:: PROBLEM STATEMENT ::
Determine the number of lines containing the word "this", and state that figure alone.

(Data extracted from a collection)
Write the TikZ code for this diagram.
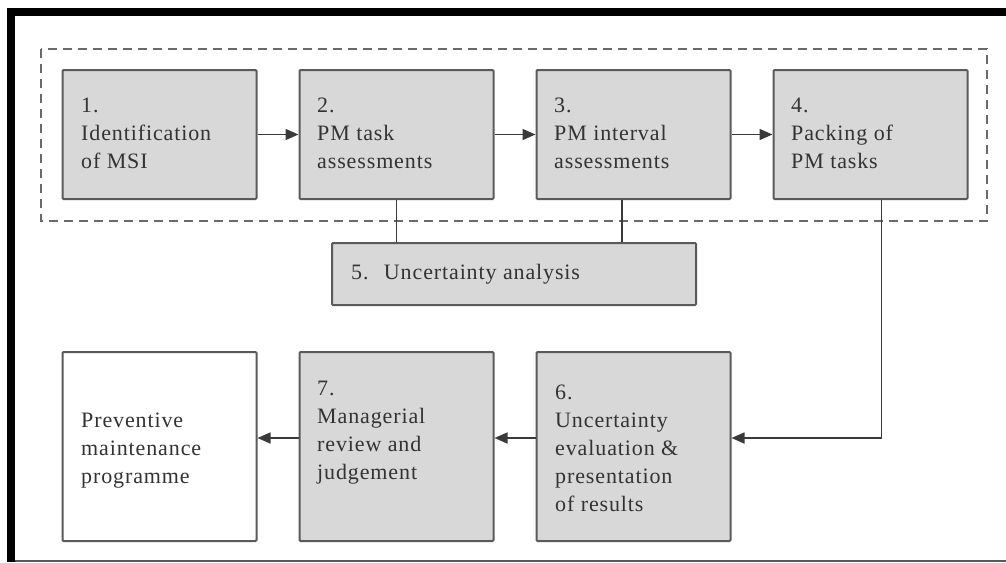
\documentclass[tikz,border=0pt]{standalone}
\usepackage{fontspec}
\setmainfont{Liberation Serif}[LetterSpace=4]
\usetikzlibrary{arrows.meta}
\definecolor{boxfill}{HTML}{D8D8D8}
\definecolor{boxline}{HTML}{5A5A5A}
\definecolor{arrline}{HTML}{3A3A3A}
\definecolor{txt}{HTML}{333333}
\definecolor{dashline}{HTML}{6A6A6A}
\tikzset{
  box/.style={draw=boxline, line width=2pt, fill=boxfill, rounded corners=1pt,
    inner sep=0pt},
  whitebox/.style={box, fill=white},
  topbox/.style={box, minimum width=194pt, minimum height=129pt},
  lowbox/.style={box, minimum width=194pt, minimum height=189pt},
  label text/.style={anchor=base west, inner sep=0pt, text=txt,
    font=\fontsize{22}{28}\selectfont},
  arr/.style={draw=arrline, line width=1.6pt,
    -{Triangle[length=13pt,width=11pt]}},
  link/.style={draw=arrline, line width=1.6pt},
  group/.style={draw=dashline, line width=2pt, dash pattern=on 9pt off 6pt}
}
\newcommand{\lines}[1]{\begin{tabular}[t]{@{}l@{}}#1\end{tabular}}
\begin{document}
\begin{tikzpicture}[x=1pt,y=-1pt]
\useasboundingbox (0,0) rectangle (1006,562);
% frame
\fill[black] (7,8) rectangle (1006,16);
\fill[black] (7,8) rectangle (15,562);
\fill[boxline] (15,560) rectangle (1006,562);

% dashed group around steps 1--4
\draw[group] (41,49) rectangle (987,221);

% step boxes
\node[topbox] (b1) at (159.5,134.5) {};
\node[topbox] (b2) at (396.5,134.5) {};
\node[topbox] (b3) at (633.5,134.5) {};
\node[topbox] (b4) at (870.5,134.5) {};
\node[box, minimum width=364pt, minimum height=62pt] (b5) at (514,274) {};
\node[lowbox, fill=white] (pm) at (159.5,446.5) {};
\node[lowbox] (b7) at (396.5,446.5) {};
\node[lowbox] (b6) at (633.5,446.5) {};

% texts
\node[label text] (t1) at (81,112) {\lines{1.\\Identification\\of MSI}};
\node[label text] (t2) at (317,112) {\lines{2.\\PM task\\assessments}};
\node[label text] (t3) at (554,112) {\lines{3.\\PM interval\\assessments}};
\node[label text] (t4) at (791,112) {\lines{4.\\Packing of\\PM tasks}};
\node[label text] (t5) at (351,279) {5.\hspace{0.7em}Uncertainty analysis};
\node[label text] (tpm) at (81,427) {\lines{Preventive\\maintenance\\programme}};
\node[label text] (t7) at (317,395) {\lines{7.\\Managerial\\review and\\judgement}};
\node[label text] (t6) at (555,399) {\lines{6.\\Uncertainty\\evaluation \&\\presentation\\of results}};

% connectors
\coordinate (row) at (0,438);
\draw[arr] (b1.east) -- (b2.west);
\draw[arr] (b2.east) -- (b3.west);
\draw[arr] (b3.east) -- (b4.west);
\draw[link] (b2.south) -- (b2.south |- b5.north);
\coordinate (c3) at ([xshift=-11.5pt]b3.south);
\draw[link] (c3) -- (c3 |- b5.north);
\coordinate (c4) at ([xshift=11pt]b4.south);
\draw[arr] (c4) |- (b6.east |- row);
\draw[arr] (b6.west |- row) -- (b7.east |- row);
\draw[arr] (b7.west |- row) -- (pm.east |- row);
\end{tikzpicture}
\end{document}
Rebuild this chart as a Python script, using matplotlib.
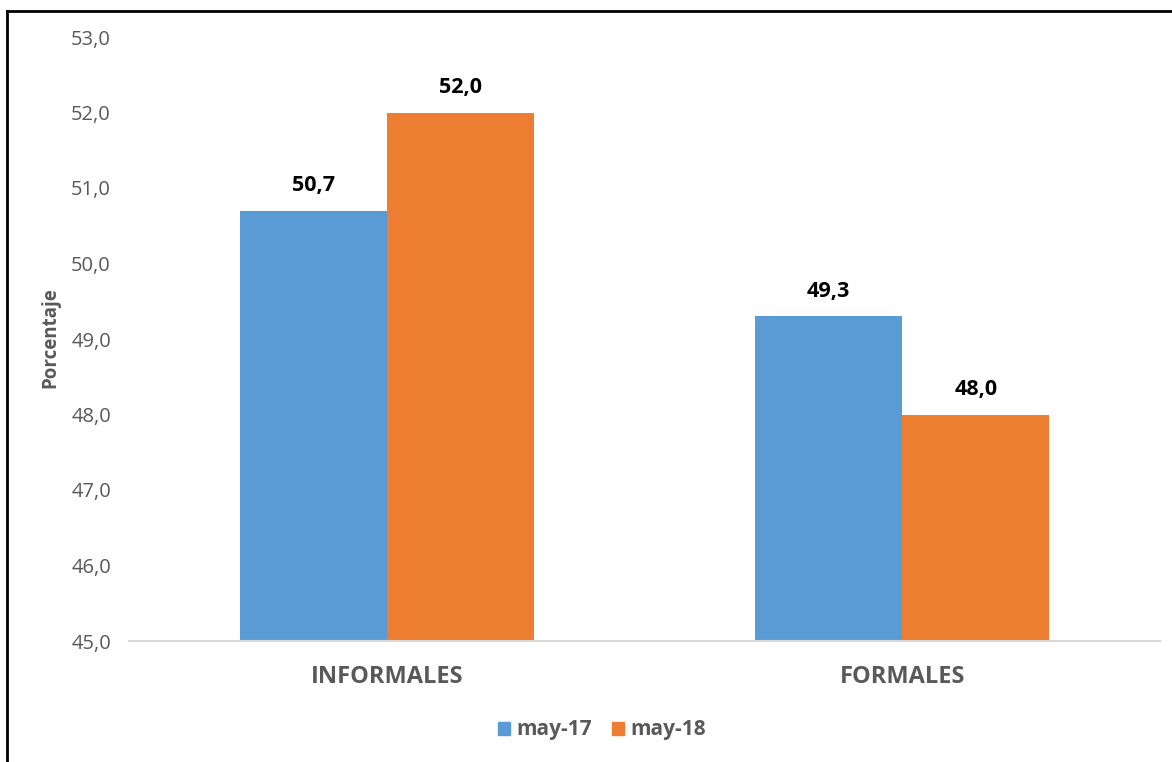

:: EXERCISE SOLUTION ::
2